EXERCISE REQUIREMENTS → Pictures stay out. Extract the lines below from the first one through the line with "const seriesNames = ['CARMA", both included.

RECORDS SHOWN →
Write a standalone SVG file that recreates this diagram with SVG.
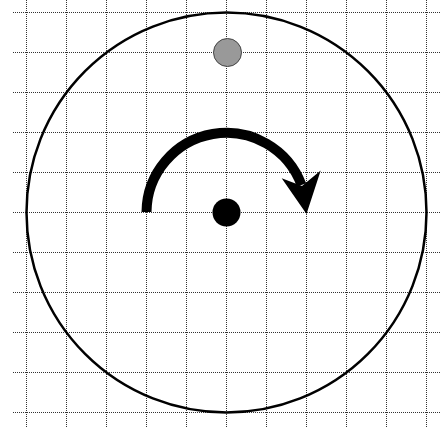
<svg xmlns="http://www.w3.org/2000/svg" width="441" height="428" viewBox="0 0 441 428">
<style>
.grid line{stroke:#333;stroke-width:1;stroke-dasharray:1 1}
</style>
<rect width="441" height="428" fill="#fff"/>
<g class="grid" id="grid">
<line x1="26.5" y1="0" x2="26.5" y2="428"/>
<line x1="66.5" y1="0" x2="66.5" y2="428"/>
<line x1="106.5" y1="0" x2="106.5" y2="428"/>
<line x1="146.5" y1="0" x2="146.5" y2="428"/>
<line x1="186.5" y1="0" x2="186.5" y2="428"/>
<line x1="226.5" y1="0" x2="226.5" y2="428"/>
<line x1="266.5" y1="0" x2="266.5" y2="428"/>
<line x1="306.5" y1="0" x2="306.5" y2="428"/>
<line x1="346.5" y1="0" x2="346.5" y2="428"/>
<line x1="386.5" y1="0" x2="386.5" y2="428"/>
<line x1="426.5" y1="0" x2="426.5" y2="428"/>
<line x1="13" y1="12.5" x2="441" y2="12.5"/>
<line x1="13" y1="52.5" x2="441" y2="52.5"/>
<line x1="13" y1="92.5" x2="441" y2="92.5"/>
<line x1="13" y1="132.5" x2="441" y2="132.5"/>
<line x1="13" y1="172.5" x2="441" y2="172.5"/>
<line x1="13" y1="212.5" x2="441" y2="212.5"/>
<line x1="13" y1="252.5" x2="441" y2="252.5"/>
<line x1="13" y1="292.5" x2="441" y2="292.5"/>
<line x1="13" y1="332.5" x2="441" y2="332.5"/>
<line x1="13" y1="372.5" x2="441" y2="372.5"/>
<line x1="13" y1="412.5" x2="441" y2="412.5"/>
</g>
<g id="wheel">
<circle cx="226.5" cy="212.5" r="200" fill="none" stroke="#000" stroke-width="2.5"/>
</g>
<g id="center">
<circle cx="226.5" cy="212.5" r="14" fill="#000"/>
</g>
<g id="marker-dot">
<circle cx="227.5" cy="52.5" r="14" fill="#999" stroke="#444" stroke-width="1"/>
</g>
<g id="rotation">
<path d="M 146.5 212 A 80 80 0 0 1 301.5 185" fill="none" stroke="#000" stroke-width="10"/>
<polygon points="281.7,178.3 302,186 320.7,170.5 306.5,214" fill="#000"/>
</g>
</svg>
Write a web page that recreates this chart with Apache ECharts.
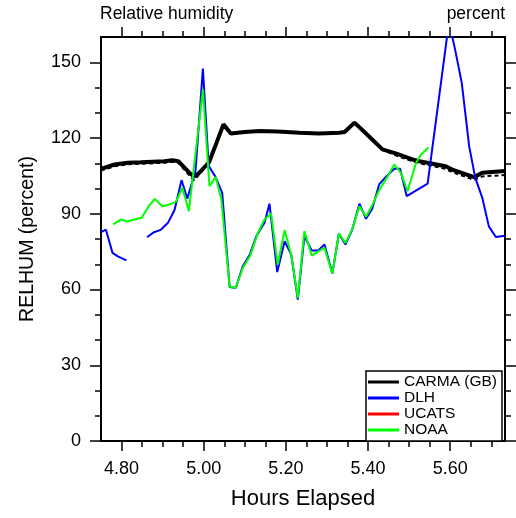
<!DOCTYPE html>
<html>
<head>
<meta charset="utf-8">
<script src="https://cdn.jsdelivr.net/npm/echarts@6/dist/echarts.min.js"></script>
<style>
html,body{margin:0;padding:0;background:#fff;}
#chart{width:516px;height:518px;}
</style>
</head>
<body>
<div id="chart"></div>
<script>
// ---------- data ----------
const seriesNames = ['CARMA (GB)', 'DLH', 'UCATS', 'NOAA'];

const carmaHours  = [4.75, 4.783, 4.815, 4.847, 4.904, 4.924, 4.938, 4.969, 4.977, 4.989, 5.013, 5.027, 5.048, 5.066, 5.10, 5.136, 5.18, 5.233, 5.28, 5.33, 5.343, 5.367, 5.395, 5.435, 5.469, 5.508, 5.525, 5.589, 5.605, 5.658, 5.678, 5.733];
const carmaValues = [107.8, 109.5, 110.2, 110.4, 110.8, 111.2, 110.8, 105.6, 104.9, 106.2, 110.4, 116.3, 125.4, 121.8, 122.4, 122.8, 122.6, 122.1, 121.8, 122.1, 122.4, 126.1, 121.8, 115.5, 113.8, 111.5, 110.8, 108.8, 107.5, 104.5, 106.2, 106.9];

const carmaDashHours  = [4.75, 4.783, 4.815, 4.847, 4.904, 4.924, 4.938, 4.969, 4.977, 4.989, 5.013, 5.027, 5.048, 5.066, 5.10, 5.136, 5.18, 5.233, 5.28, 5.33, 5.343, 5.367, 5.395, 5.435, 5.469, 5.508, 5.525, 5.589, 5.605, 5.658, 5.678, 5.733];
const carmaDashValues = [107.1, 108.8, 109.6, 109.8, 110.2, 110.6, 110.2, 104.5, 103.3, 105.5, 110.4, 116.3, 125.4, 121.8, 122.4, 122.8, 122.6, 122.1, 121.8, 122.1, 122.4, 126.1, 121.8, 115.3, 113.0, 110.8, 110.0, 107.8, 106.5, 103.4, 104.8, 105.3];

const dlhHours  = [4.75, 4.762, 4.778, 4.791, 4.812, 4.835, 4.862, 4.879, 4.895, 4.913, 4.929, 4.946, 4.960, 4.980, 4.998, 5.012, 5.029, 5.045, 5.063, 5.078, 5.095, 5.112, 5.128, 5.148, 5.160, 5.179, 5.197, 5.213, 5.229, 5.245, 5.263, 5.278, 5.294, 5.313, 5.329, 5.345, 5.361, 5.379, 5.395, 5.410, 5.427, 5.445, 5.464, 5.478, 5.494, 5.545, 5.597, 5.612, 5.628, 5.646, 5.661, 5.678, 5.694, 5.711, 5.733];
const dlhValues = [82.7, 83.7, 74.5, 73.1, 71.5, null, 80.7, 82.7, 83.6, 86.4, 91.5, 103.3, 96.0, 107.0, 147.5, 109.0, 104.5, 98.3, 61.0, 60.6, 69.2, 73.8, 81.1, 86.4, 94.0, 66.9, 79.1, 73.8, 56.0, 81.1, 75.4, 75.4, 77.8, 66.3, 82.1, 77.8, 83.5, 94.0, 88.0, 91.9, 101.6, 104.9, 107.8, 107.8, 97.0, 101.9, 166.0, 154.9, 141.9, 116.8, 104.2, 96.3, 85.0, 80.8, 81.3];

const ucatsHours  = [];
const ucatsValues = [];

const noaaHours  = [4.780, 4.798, 4.814, 4.832, 4.849, 4.865, 4.881, 4.899, 4.916, 4.932, 4.948, 4.964, 4.998, 5.014, 5.029, 5.043, 5.063, 5.078, 5.095, 5.113, 5.132, 5.148, 5.164, 5.180, 5.197, 5.213, 5.229, 5.245, 5.263, 5.278, 5.294, 5.313, 5.329, 5.345, 5.361, 5.379, 5.395, 5.411, 5.427, 5.448, 5.464, 5.480, 5.496, 5.517, 5.529, 5.547];
const noaaValues = [85.8, 87.7, 86.9, 87.7, 88.4, 92.7, 95.9, 93.0, 93.7, 94.6, 100.3, 91.0, 139.3, 100.9, 104.6, 95.6, 61.2, 60.6, 68.5, 73.4, 82.4, 87.7, 90.1, 69.8, 83.5, 73.8, 56.6, 83.1, 73.4, 75.0, 76.5, 66.3, 82.1, 78.4, 83.7, 93.0, 88.8, 93.7, 99.3, 104.9, 109.5, 106.2, 98.9, 110.2, 113.5, 116.2];

const xMajorTicks = [4.8, 5.0, 5.2, 5.4, 5.6];
const xMinorTicks = [4.85, 4.9, 4.95, 5.05, 5.1, 5.15, 5.25, 5.3, 5.35, 5.45, 5.5, 5.55, 5.65, 5.7];
const yMajorTicks = [0, 30, 60, 90, 120, 150];
const yMinorTicks = [10, 20, 40, 50, 70, 80, 100, 110, 130, 140];

const X_MIN = 4.75, X_MAX = 5.7333, Y_MIN = 0, Y_MAX = 160;

// ---------- chart ----------
const FONT = "'Liberation Sans', Arial, Helvetica, sans-serif";
const zip = (xs, ys) => xs.map((x, i) => [x, ys[i] === null ? '-' : ys[i]]);

function xAx(pos, ticks, len, withLabels) {
  const a = {
    type: 'value', position: pos, min: X_MIN, max: X_MAX,
    splitLine: { show: false },
    axisLine: { show: true, onZero: false, lineStyle: { color: '#000', width: 2 } },
    axisTick: { show: true, inside: false, length: len, customValues: ticks, lineStyle: { color: '#000', width: 1.5 } },
    axisLabel: { show: false }
  };
  if (withLabels) {
    a.axisLabel = { show: true, customValues: xMajorTicks, margin: 19, color: '#000', fontSize: 18, fontFamily: FONT,
      formatter: v => Number(v).toFixed(2) };
    a.name = 'Hours Elapsed';
    a.nameLocation = 'middle';
    a.nameGap = 47;
    a.nameTextStyle = { fontSize: 22, color: '#000', fontFamily: FONT };
  }
  return a;
}
function yAx(pos, ticks, len, withLabels) {
  const a = {
    type: 'value', position: pos, min: Y_MIN, max: Y_MAX,
    splitLine: { show: false },
    axisLine: { show: true, onZero: false, lineStyle: { color: '#000', width: 2 } },
    axisTick: { show: true, inside: false, length: len, customValues: ticks, lineStyle: { color: '#000', width: 1.5 } },
    axisLabel: { show: false }
  };
  if (withLabels) {
    a.axisLabel = { show: true, customValues: yMajorTicks, margin: 20, color: '#000', fontSize: 18, fontFamily: FONT };
    a.name = 'RELHUM (percent)';
    a.nameLocation = 'middle';
    a.nameGap = 63;
    a.nameTextStyle = { fontSize: 19.5, color: '#000', fontFamily: FONT };
  }
  return a;
}

const chart = echarts.init(document.getElementById('chart'), null, { renderer: 'canvas' });
chart.setOption({
  animation: false,
  backgroundColor: '#fff',
  title: [
    { text: 'Relative humidity', left: 100, top: 5, padding: 0, textStyle: { fontSize: 17.5, fontWeight: 'normal', color: '#000', fontFamily: FONT } },
    { text: 'percent', right: 11, top: 5, padding: 0, textStyle: { fontSize: 17.5, fontWeight: 'normal', color: '#000', fontFamily: FONT } }
  ],
  grid: { left: 101, right: 11, top: 37, bottom: 77, containLabel: false },
  xAxis: [
    xAx('bottom', xMinorTicks, 6, true),
    xAx('bottom', xMajorTicks, 10, false),
    xAx('top', xMinorTicks, 6, false),
    xAx('top', xMajorTicks, 10, false)
  ],
  yAxis: [
    yAx('left', yMinorTicks, 6, true),
    yAx('left', yMajorTicks, 11, false),
    yAx('right', yMinorTicks, 6, false),
    yAx('right', yMajorTicks, 11, false)
  ],
  legend: {
    orient: 'vertical', right: 14, top: 371,
    itemWidth: 31, itemHeight: 3, itemGap: 0,
    padding: [3, 5, 3, 2],
    borderColor: '#000', borderWidth: 1.5, backgroundColor: '#fff',
    icon: 'rect',
    textStyle: { fontSize: 15.5, lineHeight: 15, color: '#000', fontFamily: FONT },
    data: seriesNames
  },
  series: [
    { name: 'CARMA dashed', type: 'line', data: zip(carmaDashHours, carmaDashValues), showSymbol: false, symbol: 'none',
      itemStyle: { color: '#000' }, lineStyle: { color: '#000', width: 2, type: [4, 3] }, z: 2 },
    { name: seriesNames[0], type: 'line', data: zip(carmaHours, carmaValues), showSymbol: false, symbol: 'none',
      itemStyle: { color: '#000' }, lineStyle: { color: '#000', width: 4 }, z: 3 },
    { name: seriesNames[1], type: 'line', data: zip(dlhHours, dlhValues), showSymbol: false, symbol: 'none', connectNulls: false, clip: true,
      itemStyle: { color: '#0000ff' }, lineStyle: { color: '#0000ff', width: 2 }, z: 4 },
    { name: seriesNames[2], type: 'line', data: zip(ucatsHours, ucatsValues), showSymbol: false, symbol: 'none',
      itemStyle: { color: '#ff0000' }, lineStyle: { color: '#ff0000', width: 2 }, z: 5 },
    { name: seriesNames[3], type: 'line', data: zip(noaaHours, noaaValues), showSymbol: false, symbol: 'none',
      itemStyle: { color: '#00ff00' }, lineStyle: { color: '#00ff00', width: 2 }, z: 6 }
  ]
});
</script>
</body>
</html>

SOLUTION FOR THIS EXERCISE →
Write a standalone SVG file that recreates this diagram with SVG.
<svg xmlns="http://www.w3.org/2000/svg" width="441" height="428" viewBox="0 0 441 428">
<style>
.grid line{stroke:#333;stroke-width:1;stroke-dasharray:1 1}
</style>
<rect width="441" height="428" fill="#fff"/>
<g class="grid" id="grid">
<line x1="26.5" y1="0" x2="26.5" y2="428"/>
<line x1="66.5" y1="0" x2="66.5" y2="428"/>
<line x1="106.5" y1="0" x2="106.5" y2="428"/>
<line x1="146.5" y1="0" x2="146.5" y2="428"/>
<line x1="186.5" y1="0" x2="186.5" y2="428"/>
<line x1="226.5" y1="0" x2="226.5" y2="428"/>
<line x1="266.5" y1="0" x2="266.5" y2="428"/>
<line x1="306.5" y1="0" x2="306.5" y2="428"/>
<line x1="346.5" y1="0" x2="346.5" y2="428"/>
<line x1="386.5" y1="0" x2="386.5" y2="428"/>
<line x1="426.5" y1="0" x2="426.5" y2="428"/>
<line x1="13" y1="12.5" x2="441" y2="12.5"/>
<line x1="13" y1="52.5" x2="441" y2="52.5"/>
<line x1="13" y1="92.5" x2="441" y2="92.5"/>
<line x1="13" y1="132.5" x2="441" y2="132.5"/>
<line x1="13" y1="172.5" x2="441" y2="172.5"/>
<line x1="13" y1="212.5" x2="441" y2="212.5"/>
<line x1="13" y1="252.5" x2="441" y2="252.5"/>
<line x1="13" y1="292.5" x2="441" y2="292.5"/>
<line x1="13" y1="332.5" x2="441" y2="332.5"/>
<line x1="13" y1="372.5" x2="441" y2="372.5"/>
<line x1="13" y1="412.5" x2="441" y2="412.5"/>
</g>
<g id="wheel">
<circle cx="226.5" cy="212.5" r="200" fill="none" stroke="#000" stroke-width="2.5"/>
</g>
<g id="center">
<circle cx="226.5" cy="212.5" r="14" fill="#000"/>
</g>
<g id="marker-dot">
<circle cx="227.5" cy="52.5" r="14" fill="#999" stroke="#444" stroke-width="1"/>
</g>
<g id="rotation">
<path d="M 146.5 212 A 80 80 0 0 1 301.5 185" fill="none" stroke="#000" stroke-width="10"/>
<polygon points="281.7,178.3 302,186 320.7,170.5 306.5,214" fill="#000"/>
</g>
</svg>
Write a web page that recreates this chart with Apache ECharts.
<!DOCTYPE html>
<html>
<head>
<meta charset="utf-8">
<script src="https://cdn.jsdelivr.net/npm/echarts@6/dist/echarts.min.js"></script>
<style>
html,body{margin:0;padding:0;background:#fff;}
#chart{width:516px;height:518px;}
</style>
</head>
<body>
<div id="chart"></div>
<script>
// ---------- data ----------
const seriesNames = ['CARMA (GB)', 'DLH', 'UCATS', 'NOAA'];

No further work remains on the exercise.